:: THE TASK ::
Skip the pictures and repeat each line of the data exactly.

:: GIVEN INFORMATION ::
—————
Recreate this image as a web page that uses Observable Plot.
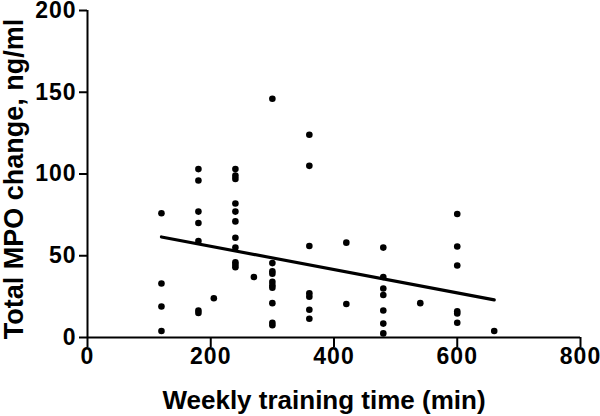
<!DOCTYPE html>
<html>
<head>
<meta charset="utf-8">
<script src="https://cdn.jsdelivr.net/npm/d3@7"></script>
<script src="https://cdn.jsdelivr.net/npm/@observablehq/plot@0.6"></script>
<style>
  html, body { margin: 0; padding: 0; background: #fff; }
  svg { display: block; }
</style>
</head>
<body>
<div id="chart"></div>
<script>
// Weekly training time (min) per subject
const trainingMin = [
  120, 120, 120, 120,
  180, 180, 180, 180, 180, 180, 180,
  205,
  240, 240, 240, 240, 240, 240, 240, 240, 240, 240, 240,
  270,
  300, 300, 300, 300, 300, 300, 300, 300, 300, 300,
  360, 360, 360, 360, 360, 360, 360,
  420, 420,
  480, 480, 480, 480, 480, 480, 480,
  540,
  600, 600, 600, 600, 600, 600,
  660
];
// Total MPO change, ng/ml
const mpoChange = [
  76, 33, 19, 4,
  103, 96, 77, 70, 59, 16.5, 15,
  24,
  103, 99, 97, 82, 77, 71, 61, 55, 46, 44.5, 43,
  37,
  146, 45.5, 40.5, 39, 34, 32, 30.5, 21, 9, 7.5,
  124, 105, 56, 27, 25, 17, 11.5,
  58, 20.5,
  55, 37, 30, 26, 16.5, 8.5, 2.5,
  21,
  75.5, 55.7, 44, 16, 14.7, 9,
  4
];
// Fitted regression line endpoints
const fitX = [120, 660];
const fitY = [61.5, 23];

const xTicks = [0, 200, 400, 600, 800];
const yTicks = [0, 50, 100, 150, 200];
const xTitle = "Weekly training time (min)";
const yTitle = "Total MPO change, ng/ml";

const points = trainingMin.map((x, i) => ({x, y: mpoChange[i]}));
const fit = fitX.map((x, i) => ({x, y: fitY[i]}));

const font = "'Liberation Sans', Arial, Helvetica, sans-serif";

const chart = Plot.plot({
  width: 600,
  height: 416,
  marginLeft: 87,
  marginRight: 20,
  marginTop: 10,
  marginBottom: 79,
  style: {fontFamily: font, fontWeight: "bold", color: "#000", background: "#fff", overflow: "visible"},
  x: {domain: [0, 800], ticks: xTicks},
  y: {domain: [0, 200], ticks: yTicks},
  marks: [
    Plot.axisX({ticks: xTicks, tickSize: 10, tickPadding: 0, strokeWidth: 2, fontSize: 23, label: null}),
    Plot.axisY({ticks: yTicks, tickSize: 8, tickPadding: 3, strokeWidth: 2, fontSize: 23, label: null}),
    Plot.ruleY([0], {x1: 0, x2: 800, stroke: "#000", strokeWidth: 2}),
    Plot.ruleX([0], {y1: 0, y2: 200, stroke: "#000", strokeWidth: 2}),
    Plot.line(fit, {x: "x", y: "y", stroke: "#000", strokeWidth: 3.2}),
    Plot.dot(points, {x: "x", y: "y", r: 3.3, fill: "#000", stroke: null}),
    Plot.text([xTitle], {frameAnchor: "bottom", text: d => d, dx: -10, dy: 63, lineAnchor: "middle", textAnchor: "middle", fontSize: 26, fontWeight: "bold", fill: "#000"}),
    Plot.text([yTitle], {frameAnchor: "left", text: d => d, rotate: -90, dx: -73, dy: 5, lineAnchor: "middle", textAnchor: "middle", fontSize: 27, fontWeight: "bold", fill: "#000"})
  ]
});
// slightly wider digit spacing, as in the reference
d3.select(chart).selectAll('g[aria-label="x-axis tick label"] text, g[aria-label="y-axis tick label"] text')
  .style("letter-spacing", "1px");
document.getElementById("chart").appendChild(chart);
</script>
</body>
</html>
—————
:: RESULT OF THE TASK ::
Recreate this image as a web page that uses Observable Plot.
<!DOCTYPE html>
<html>
<head>
<meta charset="utf-8">
<script src="https://cdn.jsdelivr.net/npm/d3@7"></script>
<script src="https://cdn.jsdelivr.net/npm/@observablehq/plot@0.6"></script>
<style>
  html, body { margin: 0; padding: 0; background: #fff; }
  svg { display: block; }
</style>
</head>
<body>
<div id="chart"></div>
<script>
// Weekly training time (min) per subject
const trainingMin = [
  120, 120, 120, 120,
  180, 180, 180, 180, 180, 180, 180,
  205,
  240, 240, 240, 240, 240, 240, 240, 240, 240, 240, 240,
  270,
  300, 300, 300, 300, 300, 300, 300, 300, 300, 300,
  360, 360, 360, 360, 360, 360, 360,
  420, 420,
  480, 480, 480, 480, 480, 480, 480,
  540,
  600, 600, 600, 600, 600, 600,
  660
];
// Total MPO change, ng/ml
const mpoChange = [
  76, 33, 19, 4,
  103, 96, 77, 70, 59, 16.5, 15,
  24,
  103, 99, 97, 82, 77, 71, 61, 55, 46, 44.5, 43,
  37,
  146, 45.5, 40.5, 39, 34, 32, 30.5, 21, 9, 7.5,
  124, 105, 56, 27, 25, 17, 11.5,
  58, 20.5,
  55, 37, 30, 26, 16.5, 8.5, 2.5,
  21,
  75.5, 55.7, 44, 16, 14.7, 9,
  4
];
// Fitted regression line endpoints
const fitX = [120, 660];
const fitY = [61.5, 23];

const xTicks = [0, 200, 400, 600, 800];
const yTicks = [0, 50, 100, 150, 200];
const xTitle = "Weekly training time (min)";
const yTitle = "Total MPO change, ng/ml";

const points = trainingMin.map((x, i) => ({x, y: mpoChange[i]}));
const fit = fitX.map((x, i) => ({x, y: fitY[i]}));

const font = "'Liberation Sans', Arial, Helvetica, sans-serif";

const chart = Plot.plot({
  width: 600,
  height: 416,
  marginLeft: 87,
  marginRight: 20,
  marginTop: 10,
  marginBottom: 79,
  style: {fontFamily: font, fontWeight: "bold", color: "#000", background: "#fff", overflow: "visible"},
  x: {domain: [0, 800], ticks: xTicks},
  y: {domain: [0, 200], ticks: yTicks},
  marks: [
    Plot.axisX({ticks: xTicks, tickSize: 10, tickPadding: 0, strokeWidth: 2, fontSize: 23, label: null}),
    Plot.axisY({ticks: yTicks, tickSize: 8, tickPadding: 3, strokeWidth: 2, fontSize: 23, label: null}),
    Plot.ruleY([0], {x1: 0, x2: 800, stroke: "#000", strokeWidth: 2}),
    Plot.ruleX([0], {y1: 0, y2: 200, stroke: "#000", strokeWidth: 2}),
    Plot.line(fit, {x: "x", y: "y", stroke: "#000", strokeWidth: 3.2}),
    Plot.dot(points, {x: "x", y: "y", r: 3.3, fill: "#000", stroke: null}),
    Plot.text([xTitle], {frameAnchor: "bottom", text: d => d, dx: -10, dy: 63, lineAnchor: "middle", textAnchor: "middle", fontSize: 26, fontWeight: "bold", fill: "#000"}),
    Plot.text([yTitle], {frameAnchor: "left", text: d => d, rotate: -90, dx: -73, dy: 5, lineAnchor: "middle", textAnchor: "middle", fontSize: 27, fontWeight: "bold", fill: "#000"})
  ]
});
// slightly wider digit spacing, as in the reference
d3.select(chart).selectAll('g[aria-label="x-axis tick label"] text, g[aria-label="y-axis tick label"] text')
  .style("letter-spacing", "1px");
document.getElementById("chart").appendChild(chart);
</script>
</body>
</html>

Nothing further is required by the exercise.